Nimmt man noch folgende Grafik zur Hand, so kann man im Gegensatz zu so manchem Medium nur eine anhaltende und eindeutige Erosion des Vertrauens in die Medien feststellen. Bei sämtlichen medienkritischen Aussagen hat sich die Zustimmung im Vergleich zum Vorjahr erhöht. Am deutlichsten bei der Feststellung: „Die Medien haben den Kontakt zu Menschen wie mir verloren.“ Dem stimmen 27 Prozent der Befragten zu, im Vergleich zu lediglich 18 Prozent in 2017. Von 36 auf 43 Prozent stieg die Zustimmung für die Aussage, dass Medien gesellschaftliche Zusammenhänge anders darstellen, als es die Bürger im eigenen Umfeld wahrnehmen.
Also ist das ZDF mit seiner Schlagzeile erheblich näher an der Wahrheit: „Vorbehalte gegenüber Medien wieder gestiegen.“ Weiter weg ist wiederum „Forschung und Lehre“, die titeln: „Vertrauen in etablierte Medien steigt.“ Angesichts der oben zitierten Zahlen ebenfalls nicht ganz korrekt behauptet der Deutschlandfunk: „Die Deutschen haben ein gleichbleibend hohes Vertrauen in die Medien.“ Im Gegensatz dazu treffend schreibt das „Pro Medienmagazin“: „Medien werden ihrem Publikum fremd“.

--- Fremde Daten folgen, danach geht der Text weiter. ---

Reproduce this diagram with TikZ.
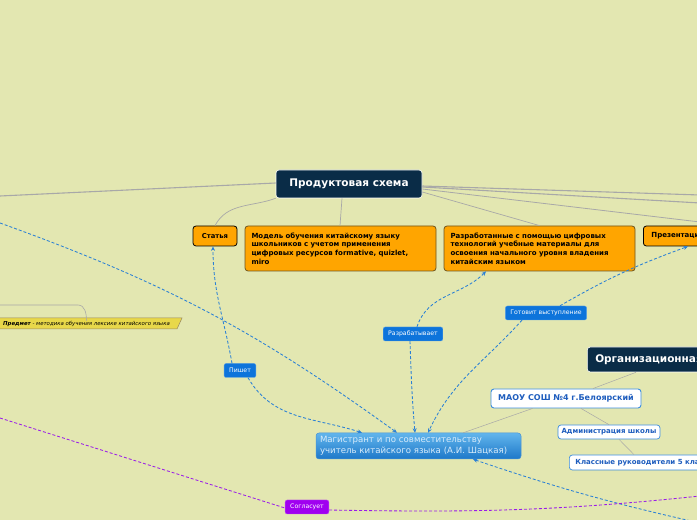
\documentclass[tikz,border=0pt]{standalone}
\usepackage{fontspec}
\setmainfont{DejaVu Sans}
\usetikzlibrary{positioning}
\usetikzlibrary{arrows.meta}

\definecolor{bgcol}{RGB}{227,231,177}
\definecolor{navy}{RGB}{10,44,71}
\definecolor{orangebox}{RGB}{255,165,0}
\definecolor{obrown}{RGB}{110,85,30}
\definecolor{lblue}{RGB}{13,116,219}
\definecolor{dblue}{RGB}{42,128,213}
\definecolor{lpurple}{RGB}{160,0,240}
\definecolor{dpurple}{RGB}{154,28,232}
\definecolor{gcol}{RGB}{168,168,168}
\definecolor{wblue}{RGB}{60,141,222}
\definecolor{tblue}{RGB}{30,93,190}
\definecolor{mtop}{RGB}{98,181,236}
\definecolor{mbot}{RGB}{29,120,201}
\definecolor{mtext}{RGB}{216,236,251}
\definecolor{ylw}{RGB}{232,216,74}

\newcommand{\fsz}[2]{\fontsize{#1}{#2}\selectfont}

\begin{document}
\begin{tikzpicture}[
    x=1pt, y=1pt,
    topic/.style={draw=white, line width=0.6pt, fill=navy, rounded corners=3pt, text=white, font=\fsz{10.5}{12}\bfseries, inner sep=0, minimum height=28pt},
    obox/.style={draw=black, line width=0.8pt, fill=orangebox, rounded corners=3pt, font=\fsz{7}{8.7}\bfseries, inner sep=0},
    wbox/.style={draw=wblue, line width=0.9pt, fill=white, rounded corners=3pt, text=tblue, inner sep=0},
    rlabel/.style={fill=lblue, draw=lblue!70!white, line width=0.4pt, rounded corners=2pt, text=white, font=\fsz{6.2}{7}, inner xsep=5pt, inner ysep=0, minimum height=14pt},
    gline/.style={draw=gcol, line width=1.1pt},
    dedge/.style={densely dashed, draw=dblue, line width=0.85pt, >={Stealth[length=4.5pt, width=4pt]}},
    pedge/.style={densely dashed, draw=dpurple, line width=0.85pt}
]

% canvas
\fill[bgcol] (0,0) rectangle (697,520);
\useasboundingbox (0,0) rectangle (697,520);

% Product scheme
\node[topic, minimum width=146pt] (prod) at (349,336) {Продуктовая схема};
\node[obox, minimum width=44pt, minimum height=20pt, font=\fsz{6.8}{8}\bfseries] (statya) at (215,284) {Статья};
\node[obox, draw=obrown, minimum width=191pt, minimum height=45pt, text width=178pt, align=left] (model) at (340.5,271.5)
    {Модель обучения китайскому языку\\школьников с учетом применения\\цифровых ресурсов formative, quizlet,\\miro};
\node[obox, draw=obrown, minimum width=191pt, minimum height=45pt, text width=178pt, align=left] (razrab) at (539.5,271.5)
    {Разработанные с помощью цифровых\\технологий учебные материалы для\\освоения начального уровня владения\\китайским языком};
\node[obox, minimum width=120pt, minimum height=20pt, text width=104pt, align=left, anchor=west] (prez) at (643,284) {Презентация};

\coordinate (lft1) at (0,324);
\coordinate (r1) at (700,325);
\coordinate (r2) at (700,317);
\coordinate (r3) at (700,298);
\draw[gline] ([yshift=1pt]prod.west) -- (lft1);
\draw[gline, line width=0.7pt] (prod.south west) to [out=200, in=62] (statya.north);
\draw[gline, line width=0.7pt] ([xshift=-7pt]prod.south) -- ([xshift=-0.5pt]model.north);
\draw[gline] ([yshift=-2pt]prod.east) -- (r1);
\draw[gline] ([yshift=-3pt]prod.east) -- (r2);
\draw[gline, line width=0.8pt] ([yshift=-5pt]prod.east) -- (r3);
\draw[gline, line width=0.7pt] ([yshift=-8pt]prod.east) -- (razrab.north);

% Subject
\fill[ylw, draw=obrown!70, line width=0.5pt] (-5,202) -- (182,202) -- (177,191) -- (-5,191) -- cycle;
\node[inner sep=0, anchor=west, font=\fsz{5.4}{6}\itshape] (predmet) at (3,196.5) {\textbf{Предмет} - методика обучения лексике китайского языка};
\coordinate (lft2) at (0,215);
\draw[gline, line width=0.6pt] (lft2) -- (78,215) to [out=0, in=90] (predmet.north);

% Organizational scheme
\node[topic, minimum height=25pt, inner xsep=8pt, anchor=west] (org) at (587,160.5) {Организационная схема};
\node[wbox, minimum width=150pt, minimum height=19pt, font=\fsz{8}{9}\bfseries] (maou) at (566,121.5) {МАОУ СОШ №4 г.Белоярский};
\node[wbox, line width=0.7pt, minimum width=102pt, minimum height=14pt, font=\fsz{7}{8}\bfseries] (admin) at (609,88) {Администрация школы};
\node[wbox, line width=0.7pt, minimum height=15pt, inner xsep=6pt, anchor=west, font=\fsz{7}{8}\bfseries] (klass) at (569,57.5) {Классные руководители 5 классов};
\draw[gline, line width=0.5pt] ([xshift=49pt]org.south west) -- ([xshift=27pt]maou.north);
\draw[gline, line width=0.5pt] ([xshift=15pt]maou.south) -- (admin.north);
\draw[gline, line width=0.5pt] ([xshift=10pt]admin.south) -- ([xshift=65pt]klass.north west);

% Teacher
\node[draw=mbot!80!white, line width=0.5pt, rounded corners=3pt, top color=mtop, bottom color=mbot, text=mtext,
    minimum width=205pt, minimum height=26pt, text width=197pt, inner sep=0, align=left, font=\fsz{8.6}{10.7}] (magistr) at (418.5,74)
    {Магистрант и по совместительству\\учитель китайского языка (А.И. Шацкая)};
\draw[gline, line width=0.5pt] (maou.south west)+(42pt,0) -- ([xshift=-58pt]magistr.north east);

% Relations
\node[rlabel] (pishet) at (240,149.5) {Пишет};
\node[rlabel] (razrabat) at (413,186) {Разрабатывает};
\node[rlabel] (gotovit) at (546,207) {Готовит выступление};
\node[rlabel, fill=lpurple, draw=lpurple!70!white] (soglas) at (307,13) {Согласует};

\coordinate (lft3) at (0,297);
\coordinate (lft4) at (0,102);
\coordinate (rb1) at (700,-3);
\coordinate (rp1) at (700,24);

\draw[dedge, ->] ([xshift=-8pt]pishet.north) to [out=100, in=-90] ([xshift=-2pt]statya.south);
\draw[dedge, ->] ([xshift=8pt]pishet.south) to [out=-60, in=162] ([xshift=-56.5pt]magistr.north);
\draw[dedge, ->] (lft3) to [bend left=8] ([xshift=-21.5pt]magistr.north);
\draw[dedge, ->] ([xshift=4pt]razrabat.north) to [out=72, in=225] ([xshift=-53.5pt]razrab.south);
\draw[dedge, ->] ([xshift=-3pt]razrabat.south) to [out=-88, in=95] ([xshift=-3.5pt]magistr.north);
\draw[dedge, ->] ([xshift=14pt]gotovit.north) to [out=30, in=200] ([xshift=45pt]prez.south west);
\draw[dedge, ->] ([xshift=-24pt]gotovit.south) to [out=228, in=65] ([xshift=9.5pt]magistr.north);
\draw[dedge, ->] (rb1) to [bend left=3] ([xshift=54.5pt]magistr.south);
\draw[pedge] (lft4) -- ([yshift=-1pt]soglas.west);
\draw[pedge] ([yshift=-3pt]soglas.east) to [out=-1, in=186] (rp1);

\end{tikzpicture}
\end{document}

Diese Entfremdung bereitet den Medien Sorge, das ist nachvollziehbar und an der verdrucksten und teils widersprüchlichen Berichterstattung zur Studie abzulesen. Für die Gesellschaft aber kann diese Entfremdung vieler Bürger von einem extrem defizitären Medienbetrieb eine Chance sein. Die Entwicklung kann im besten Fall in die Ausbildung von gesunder Medienskepsis und -kompetenz münden. Nochmal: Ein Viertel der Befragten stimmt mittlerweile vorbehaltlos(!) dieser noch bis vor Kurzem weithin als radikal empfundenen Aussage zu: „Die Medien arbeiten mit der Politik Hand in Hand, um die Meinung der Bevölkerung zu manipulieren.“
Die NachDenkSeiten sind an dieser Erweckung nicht ganz unschuldig, wie die Uni Mainz in einem „Persönlichkeitsprofil“ jener konsequenten Medienkritiker feststellt: Demnach nutzen diese überdurchschnittlich oft „Online-Nachrichtenseiten“.